An informer named only M tells the paper how she was invited into the basement restaurant by a wealthy lawyer:
“After we got into the main restaurant, an employee escorted us down to the basement,” M says. “The walls were pitch black and the floor covered in a blood red carpet, so I guess the place must be a refurbished S&M club.”
Once the customer feels prepared, they will be presented with beast of their choice. In the lawyer's case, it was a sow.
Once the lawyer had finished porking the pig, the couple returned to the first floor and sat at a table to dine. M says she was totally shocked when staff members carried in roast pork — made of the same sow the lawyer had earlier been with.
“I was about to vomit,” M says. “It was the same pig that had been squealing just moments before. Now, it had been roasted whole. I managed to avoid eating it by only having salad.”
I don’t even know what to say. I’m not even going to make the mandatory “porking your pork” joke. I can only imagine that a restaurant like that provides the ultimate thrill in sadism, because even if you enjoy physically hurting someone during sex, even if you plan on killing them afterwards and dumping them in the river, it’s not very often that you get to lean over and snarl into the ear of your unwilling partner: “Take it, bitch — and afterwards, I’m going to fucking eat you. With a side of couscousssssssss.” Maybe it sounds sexier in Japanese.
I’m just going to throw this out there: Japan is the country that has given us tentacle-rape porn, used-schoolgirl-panty vending machines, and Hello Kitty. It is also, incidentally, the only country that has ever suffered nuclear warfare.
Which leads me to what I’m going to call Derrick’s Law of International Relations. Either nuke a country off the face of the Earth, rendering it a permanently uninhabitable, radiation-strewn wasteland — or don’t even bother trying.

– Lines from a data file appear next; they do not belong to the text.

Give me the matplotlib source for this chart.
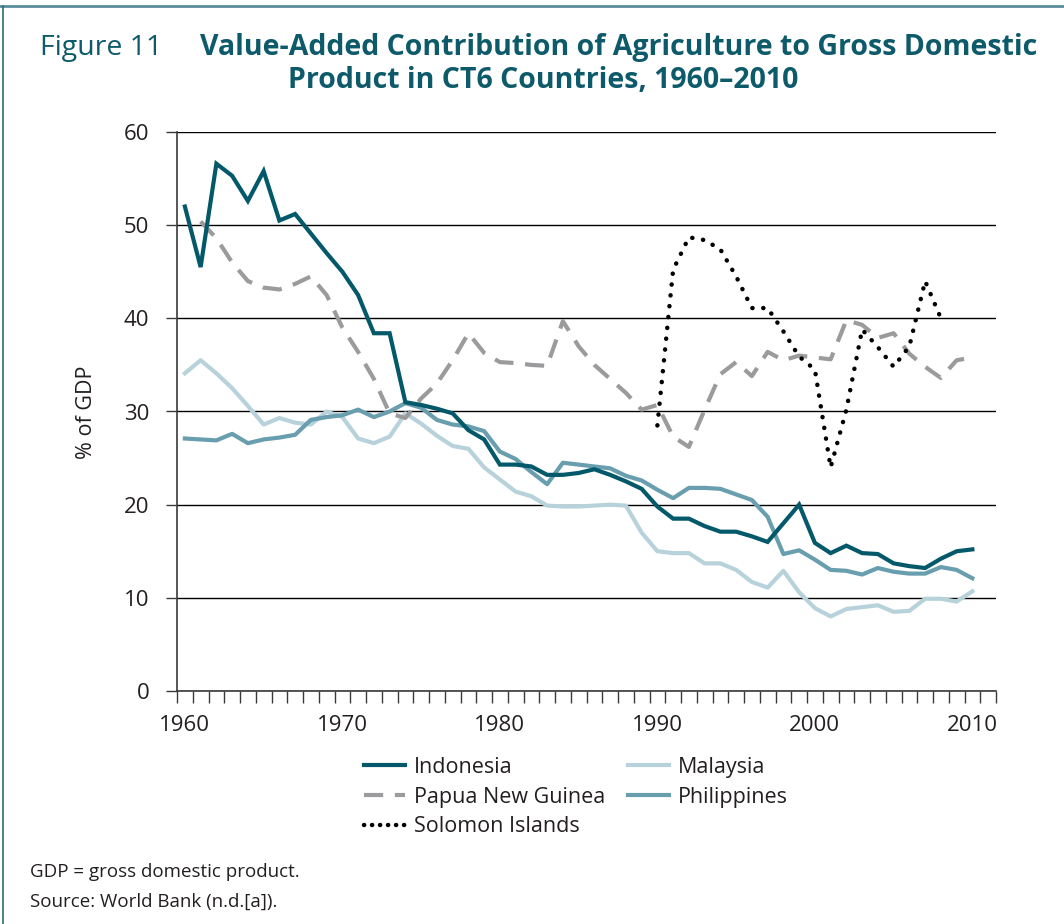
import numpy as np
import matplotlib
matplotlib.use("Agg")
import matplotlib.pyplot as plt
from matplotlib.lines import Line2D

W, H = 1064, 924

years = list(range(1960, 2011))
png_years = list(range(1961, 2011))
sol_years = list(range(1990, 2009))

indonesia = [52.0, 45.5, 56.6, 55.3, 52.6, 55.8, 50.5, 51.2, 49.1, 47.0,
             45.0, 42.5, 38.4, 38.4, 31.0, 30.7, 30.3, 29.8, 28.0, 27.0,
             24.3, 24.3, 24.1, 23.2, 23.2, 23.4, 23.8, 23.2, 22.5, 21.7,
             19.8, 18.5, 18.5, 17.7, 17.1, 17.1, 16.6, 16.0, 18.0, 20.0,
             15.9, 14.8, 15.6, 14.8, 14.7, 13.7, 13.4, 13.2, 14.2, 15.0, 15.2]
malaysia = [34.1, 35.5, 34.1, 32.5, 30.6, 28.6, 29.3, 28.8, 28.6, 30.0,
            29.4, 27.1, 26.6, 27.3, 29.8, 28.7, 27.4, 26.3, 26.0, 24.0,
            22.7, 21.4, 20.9, 19.9, 19.8, 19.8, 19.9, 20.0, 19.9, 17.0,
            15.0, 14.8, 14.8, 13.7, 13.7, 13.0, 11.7, 11.1, 12.9, 10.6,
            8.9, 8.0, 8.8, 9.0, 9.2, 8.5, 8.6, 9.9, 9.9, 9.6, 10.7]
philippines = [27.1, 27.0, 26.9, 27.6, 26.6, 27.0, 27.2, 27.5, 29.1, 29.4,
               29.6, 30.2, 29.4, 30.0, 30.9, 30.4, 29.1, 28.6, 28.4, 27.9,
               25.7, 24.9, 23.5, 22.2, 24.5, 24.3, 24.1, 23.9, 23.1, 22.6,
               21.6, 20.7, 21.8, 21.8, 21.7, 21.1, 20.5, 18.7, 14.7, 15.1,
               14.1, 13.0, 12.9, 12.5, 13.2, 12.8, 12.6, 12.6, 13.3, 13.0, 12.1]
papua = [50.4, 48.6, 46.0, 44.0, 43.3, 43.1, 43.7, 44.5, 42.5,
         39.0, 36.4, 33.5, 29.8, 29.3, 31.4, 33.0, 35.5, 38.4, 36.3,
         35.3, 35.2, 35.0, 34.9, 39.7, 37.0, 35.0, 33.5, 32.0, 30.2,
         30.7, 27.3, 26.2, 30.2, 34.0, 35.3, 33.8, 36.4, 35.5, 36.0,
         35.8, 35.6, 39.8, 39.3, 37.9, 38.4, 36.2, 34.8, 33.6, 35.5, 35.8]
solomon = [28.5, 45.2, 48.7, 48.4, 47.4, 44.5, 41.1, 41.1, 38.6, 35.9,
           34.5, 24.0, 30.2, 38.8, 36.9, 34.8, 37.0, 44.0, 40.0]

yticks = [0, 10, 20, 30, 40, 50, 60]
xlabels = [1960, 1970, 1980, 1990, 2000, 2010]

c_indo = "#03596a"
c_mal = "#b7d2db"
c_png = "#9b9b9d"
c_phil = "#699eaf"
c_title = "#0d5a6a"
c_text = "#231f20"

plt.rcParams["font.family"] = ["Open Sans", "DejaVu Sans"]


def fx(px):
    return px / W


def fy(py):
    return 1 - py / H


fig = plt.figure(figsize=(W / 100, H / 100), dpi=100)
ax = fig.add_axes([fx(177), fy(691), fx(996) - fx(177), fy(132) - fy(691)])

lw = 3.0
ax.plot(years, malaysia, color=c_mal, lw=lw, solid_joinstyle="round", label="Malaysia", zorder=3)
ax.plot(years, philippines, color=c_phil, lw=lw, solid_joinstyle="round", label="Philippines", zorder=4)
ax.plot(png_years, papua, color=c_png, lw=lw, linestyle=(0, (4.6, 2.8)),
        dash_capstyle="butt", label="Papua New Guinea", zorder=3)
ax.plot(years, indonesia, color=c_indo, lw=lw, solid_joinstyle="miter", label="Indonesia", zorder=5)
ax.plot(sol_years, solomon, color="black", lw=3.2, linestyle=(0, (0.05, 2.4)),
        dash_capstyle="round", label="Solomon Islands", zorder=6)

ax.set_xlim(1959.5, 2011.5)
ax.set_ylim(0, 60)
ax.set_yticks(yticks)
ax.set_xticks(xlabels)
ax.set_xticks(np.arange(1959.5, 2012, 1.0), minor=True)
ax.grid(axis="y", color="black", lw=1.0)
ax.set_axisbelow(True)

for s in ["top", "right"]:
    ax.spines[s].set_visible(False)
for s in ["left", "bottom"]:
    ax.spines[s].set_color("#3a3a3a")
    ax.spines[s].set_linewidth(1.2)

ax.tick_params(axis="x", which="major", length=0, pad=17, labelsize=16, labelcolor=c_text)
ax.tick_params(axis="x", which="minor", length=8.6, width=1.0, color="#3a3a3a", direction="out")
ax.tick_params(axis="y", which="major", length=8, width=1.0, color="#3a3a3a", pad=12,
               labelsize=16, labelcolor=c_text)

fig.text(fx(86), fy(412), "% of GDP", rotation=90, ha="center", va="center",
         fontsize=15.5, color=c_text)

# title
fig.text(fx(40), fy(55), "Figure 11", fontsize=20.5, color=c_title, va="baseline", ha="left")
fig.text(fx(200), fy(55), "Value-Added Contribution of Agriculture to Gross Domestic",
         fontsize=20.5, fontweight="bold", color=c_title, va="baseline", ha="left")
fig.text(fx(543), fy(88), "Product in CT6 Countries, 1960\u20132010",
         fontsize=20.5, fontweight="bold", color=c_title, va="baseline", ha="center")

# legend (column-wise fill); solomon handle gets tighter dots like the source
handles, labels = ax.get_legend_handles_labels()
hmap = dict(zip(labels, handles))
hmap["Solomon Islands"] = Line2D([], [], color="black", lw=3.2, linestyle=(0, (0.05, 1.75)),
                                 dash_capstyle="round")
order = ["Indonesia", "Papua New Guinea", "Solomon Islands", "Malaysia", "Philippines"]
leg = fig.legend([hmap[k] for k in order], order, loc="upper left",
                 bbox_to_anchor=(fx(364), fy(757)), ncol=2, frameon=False,
                 fontsize=15.5, handlelength=1.9, handletextpad=0.4,
                 columnspacing=1.1, labelspacing=0.4, borderpad=0, borderaxespad=0)
for t in leg.get_texts():
    t.set_color(c_text)

# notes
fig.text(fx(30), fy(877), "GDP = gross domestic product.", fontsize=13.5, color=c_text, va="baseline")
fig.text(fx(30), fy(907), "Source: World Bank (n.d.[a]).", fontsize=13.5, color=c_text, va="baseline")

# frame lines
fig.add_artist(Line2D([0, 1], [fy(6), fy(6)], color="#5a8e99", lw=2.0))
fig.add_artist(Line2D([fx(2.5), fx(2.5)], [0, fy(6)], color="#2b6f7d", lw=1.2))

fig.savefig("out.png", dpi=100)
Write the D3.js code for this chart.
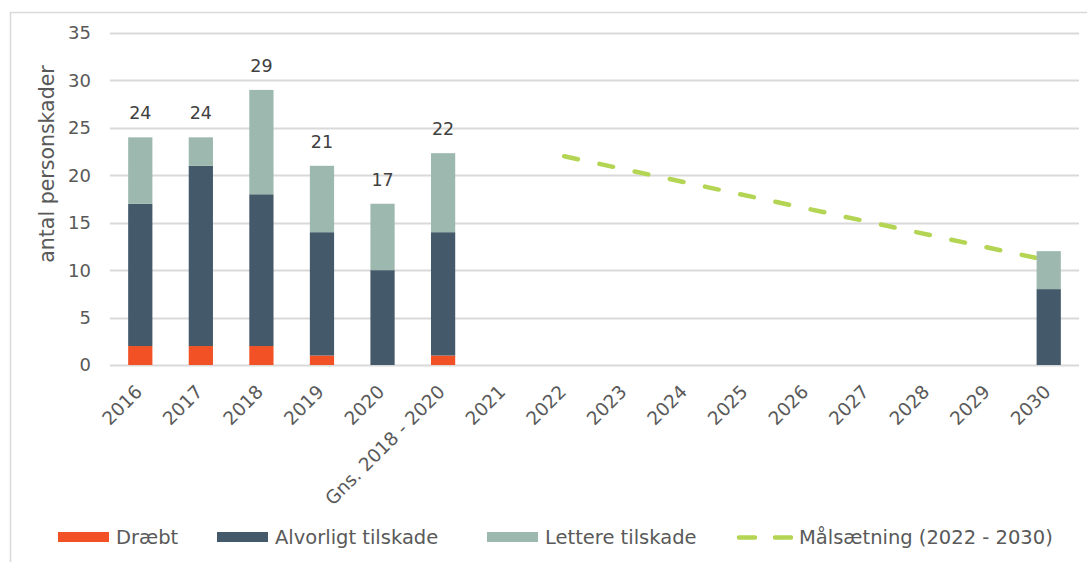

But do not — do not — conduct half-assed nuclear war. In all of human history, there is a 100% correlation between half-assed nuclear war and disgusting sexuality (including bestiality restaurants). When you pussy out of nuclear destruction, you’re not only victimizing the people of your target nation. You’re victimizing everyone else who’s forced to hear about the pork-fucking exploits of those people’s descendants for the next century.